■ Exercise:
Leave the pictures out. Return all other data exactly.

--- BEGIN Data listing ---

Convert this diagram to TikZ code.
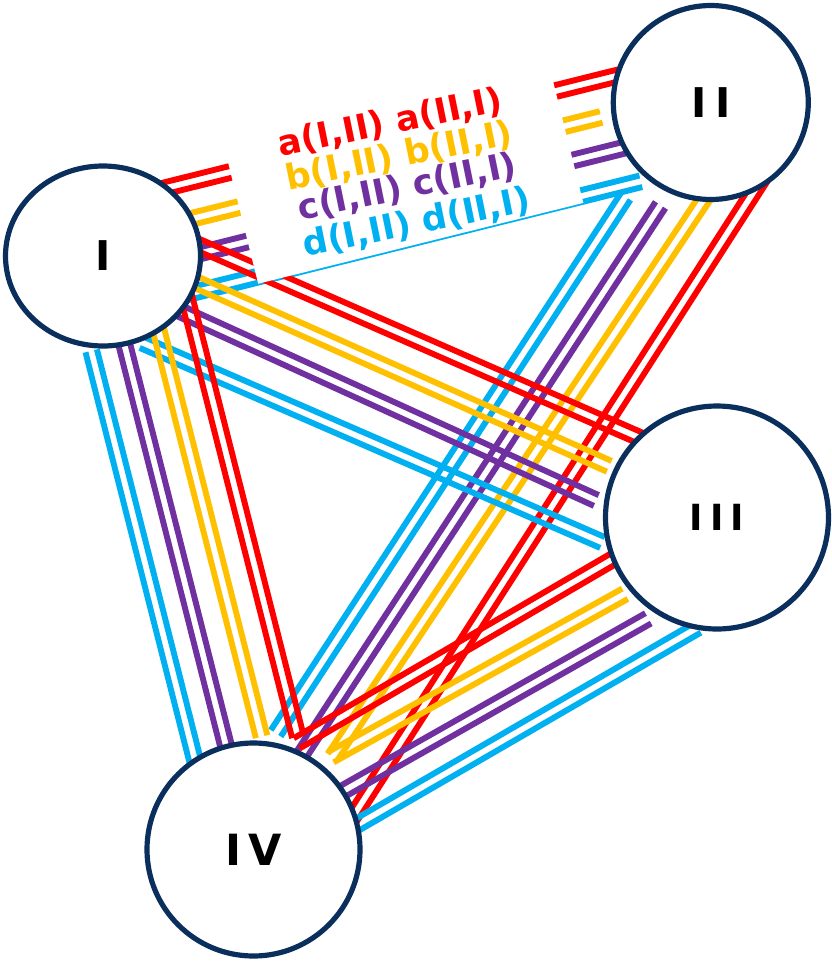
\documentclass[tikz,border=0pt]{standalone}
\usepackage{fontspec}
\setmainfont{DejaVu Sans}
\usetikzlibrary{calc,shapes.geometric}
\definecolor{cred}{HTML}{FF0000}
\definecolor{cyel}{HTML}{FFC000}
\definecolor{cpur}{HTML}{7030A0}
\definecolor{ccya}{HTML}{00B0F0}
\definecolor{navy}{RGB}{10,47,92}
\newcommand\linkpair[4]{%
  \coordinate (#1s) at #3;
  \coordinate (#1e) at #4;
  \draw[link,#2] ($(#1s)!5.9pt!90:(#1e)$) -- ($(#1e)!5.9pt!-90:(#1s)$);
  \draw[link,#2] ($(#1s)!5.9pt!-90:(#1e)$) -- ($(#1e)!5.9pt!90:(#1s)$);
}
\begin{document}
\begin{tikzpicture}[x=1pt,y=-1pt,
  link/.style={line width=5.9pt},
  circ/.style={draw=navy, line width=5.2pt, fill=white, inner sep=0pt, text=black,
    font=\bfseries\fontsize{41}{41}\selectfont},
  lbl/.style={inner sep=0pt, font=\bfseries\fontsize{35}{35}\selectfont, rotate=11.5}]
\useasboundingbox (0,0) rectangle (832,962);
\fill[white] (0,0) rectangle (832,962);
% I - II
\linkpair{a12}{cred}{(90.7,206.7)}{(619.6,75.1)}
\linkpair{b12}{cyel}{(99.5,241.8)}{(601.2,117.0)}
\linkpair{c12}{cpur}{(108.0,276.2)}{(625.2,147.5)}
\linkpair{d12}{ccya}{(116.9,311.7)}{(640.9,181.3)}
% II - IV
\linkpair{a24}{cred}{(762.5,178.2)}{(345.2,828.8)}
\linkpair{b24}{cyel}{(714.7,183.1)}{(332.5,757)}
\linkpair{c24}{cpur}{(660.5,205)}{(295.1,764.3)}
\linkpair{d24}{ccya}{(625.5,196.7)}{(275.8,733.3)}
% I - III
\linkpair{a13}{cred}{(107.5,205.1)}{(657.4,445.6)}
\linkpair{b13}{cyel}{(107,242.6)}{(609.2,466.3)}
\linkpair{c13}{cpur}{(93.2,271.6)}{(596.3,500.5)}
\linkpair{d13}{ccya}{(142,342.5)}{(602.5,542.5)}
% I - IV
\linkpair{a14}{cred}{(171.6,238.6)}{(297.9,736.8)}
\linkpair{b14}{cyel}{(137.5,247.3)}{(261.6,736.7)}
\linkpair{c14}{cpur}{(123.6,341.6)}{(239.5,799.1)}
\linkpair{d14}{ccya}{(91.2,350.8)}{(206.9,807.3)}
% III - IV
\linkpair{a34}{cred}{(662.8,530)}{(296.7,743.3)}
\linkpair{b34}{cyel}{(625,593.8)}{(330.8,757.2)}
\linkpair{c34}{cpur}{(648.3,618.3)}{(318.9,804.8)}
\linkpair{d34}{ccya}{(697.9,627.5)}{(349.5,829.2)}
% label box
\fill[white] (211.3,95.0) -- (536.4,14.2) -- (583.3,202.9) -- (258.2,283.7) -- cycle;
\node[lbl, text=cred] (ta) at (390.3,123) {a(I,II) a(II,I)};
\node[lbl, text=cyel] (tb) at (399.2,156.5) {b(I,II) b(II,I)};
\node[lbl, text=cpur] (tc) at (407.5,187.5) {c(I,II) c(II,I)};
\node[lbl, text=ccya] (td) at (416.7,223.2) {d(I,II) d(II,I)};
% nodes
\node[circ, ellipse, minimum width=195pt, minimum height=180pt] (I) at (103,256) {I};
\node[circ, ellipse, minimum width=195pt, minimum height=194pt] (II) at (710.8,102.5) {I\kern8.5pt I};
\node[circ, circle, minimum size=223pt, font=\bfseries\fontsize{36}{36}\selectfont] (III) at (717,517.5) {I\kern7pt I\kern7pt I};
\node[circ, circle, minimum size=213pt, font=\bfseries\fontsize{43}{43}\selectfont] (IV) at (253.5,849.5) {I\kern7pt V};
\end{tikzpicture}
\end{document}
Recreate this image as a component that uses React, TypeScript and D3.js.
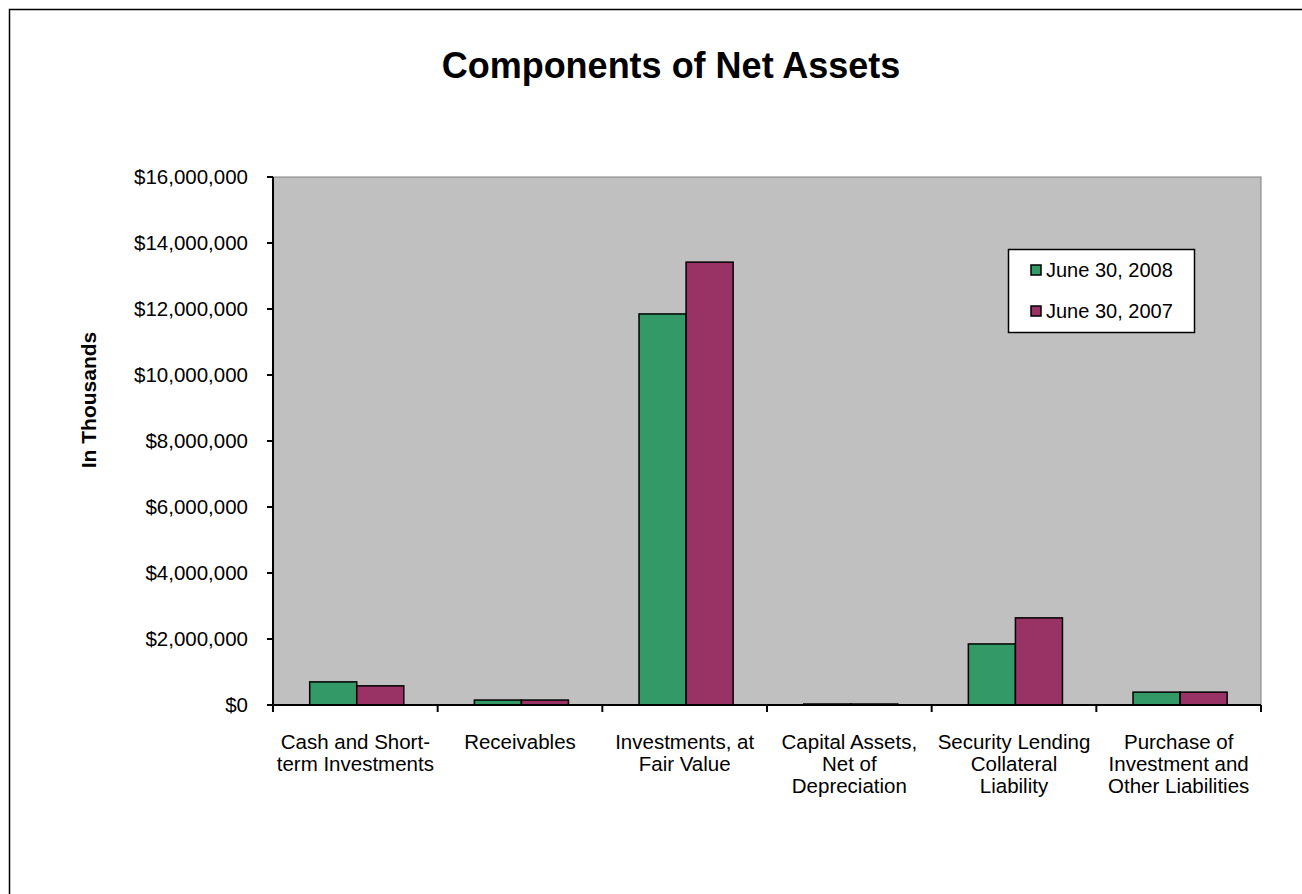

--- END Data listing ---

■ Exercise solution:
Convert this diagram to TikZ code.
\documentclass[tikz,border=0pt]{standalone}
\usepackage{fontspec}
\setmainfont{DejaVu Sans}
\usetikzlibrary{calc,shapes.geometric}
\definecolor{cred}{HTML}{FF0000}
\definecolor{cyel}{HTML}{FFC000}
\definecolor{cpur}{HTML}{7030A0}
\definecolor{ccya}{HTML}{00B0F0}
\definecolor{navy}{RGB}{10,47,92}
\newcommand\linkpair[4]{%
  \coordinate (#1s) at #3;
  \coordinate (#1e) at #4;
  \draw[link,#2] ($(#1s)!5.9pt!90:(#1e)$) -- ($(#1e)!5.9pt!-90:(#1s)$);
  \draw[link,#2] ($(#1s)!5.9pt!-90:(#1e)$) -- ($(#1e)!5.9pt!90:(#1s)$);
}
\begin{document}
\begin{tikzpicture}[x=1pt,y=-1pt,
  link/.style={line width=5.9pt},
  circ/.style={draw=navy, line width=5.2pt, fill=white, inner sep=0pt, text=black,
    font=\bfseries\fontsize{41}{41}\selectfont},
  lbl/.style={inner sep=0pt, font=\bfseries\fontsize{35}{35}\selectfont, rotate=11.5}]
\useasboundingbox (0,0) rectangle (832,962);
\fill[white] (0,0) rectangle (832,962);
% I - II
\linkpair{a12}{cred}{(90.7,206.7)}{(619.6,75.1)}
\linkpair{b12}{cyel}{(99.5,241.8)}{(601.2,117.0)}
\linkpair{c12}{cpur}{(108.0,276.2)}{(625.2,147.5)}
\linkpair{d12}{ccya}{(116.9,311.7)}{(640.9,181.3)}
% II - IV
\linkpair{a24}{cred}{(762.5,178.2)}{(345.2,828.8)}
\linkpair{b24}{cyel}{(714.7,183.1)}{(332.5,757)}
\linkpair{c24}{cpur}{(660.5,205)}{(295.1,764.3)}
\linkpair{d24}{ccya}{(625.5,196.7)}{(275.8,733.3)}
% I - III
\linkpair{a13}{cred}{(107.5,205.1)}{(657.4,445.6)}
\linkpair{b13}{cyel}{(107,242.6)}{(609.2,466.3)}
\linkpair{c13}{cpur}{(93.2,271.6)}{(596.3,500.5)}
\linkpair{d13}{ccya}{(142,342.5)}{(602.5,542.5)}
% I - IV
\linkpair{a14}{cred}{(171.6,238.6)}{(297.9,736.8)}
\linkpair{b14}{cyel}{(137.5,247.3)}{(261.6,736.7)}
\linkpair{c14}{cpur}{(123.6,341.6)}{(239.5,799.1)}
\linkpair{d14}{ccya}{(91.2,350.8)}{(206.9,807.3)}
% III - IV
\linkpair{a34}{cred}{(662.8,530)}{(296.7,743.3)}
\linkpair{b34}{cyel}{(625,593.8)}{(330.8,757.2)}
\linkpair{c34}{cpur}{(648.3,618.3)}{(318.9,804.8)}
\linkpair{d34}{ccya}{(697.9,627.5)}{(349.5,829.2)}
% label box
\fill[white] (211.3,95.0) -- (536.4,14.2) -- (583.3,202.9) -- (258.2,283.7) -- cycle;
\node[lbl, text=cred] (ta) at (390.3,123) {a(I,II) a(II,I)};
\node[lbl, text=cyel] (tb) at (399.2,156.5) {b(I,II) b(II,I)};
\node[lbl, text=cpur] (tc) at (407.5,187.5) {c(I,II) c(II,I)};
\node[lbl, text=ccya] (td) at (416.7,223.2) {d(I,II) d(II,I)};
% nodes
\node[circ, ellipse, minimum width=195pt, minimum height=180pt] (I) at (103,256) {I};
\node[circ, ellipse, minimum width=195pt, minimum height=194pt] (II) at (710.8,102.5) {I\kern8.5pt I};
\node[circ, circle, minimum size=223pt, font=\bfseries\fontsize{36}{36}\selectfont] (III) at (717,517.5) {I\kern7pt I\kern7pt I};
\node[circ, circle, minimum size=213pt, font=\bfseries\fontsize{43}{43}\selectfont] (IV) at (253.5,849.5) {I\kern7pt V};
\end{tikzpicture}
\end{document}
Recreate this image as a component that uses React, TypeScript and D3.js.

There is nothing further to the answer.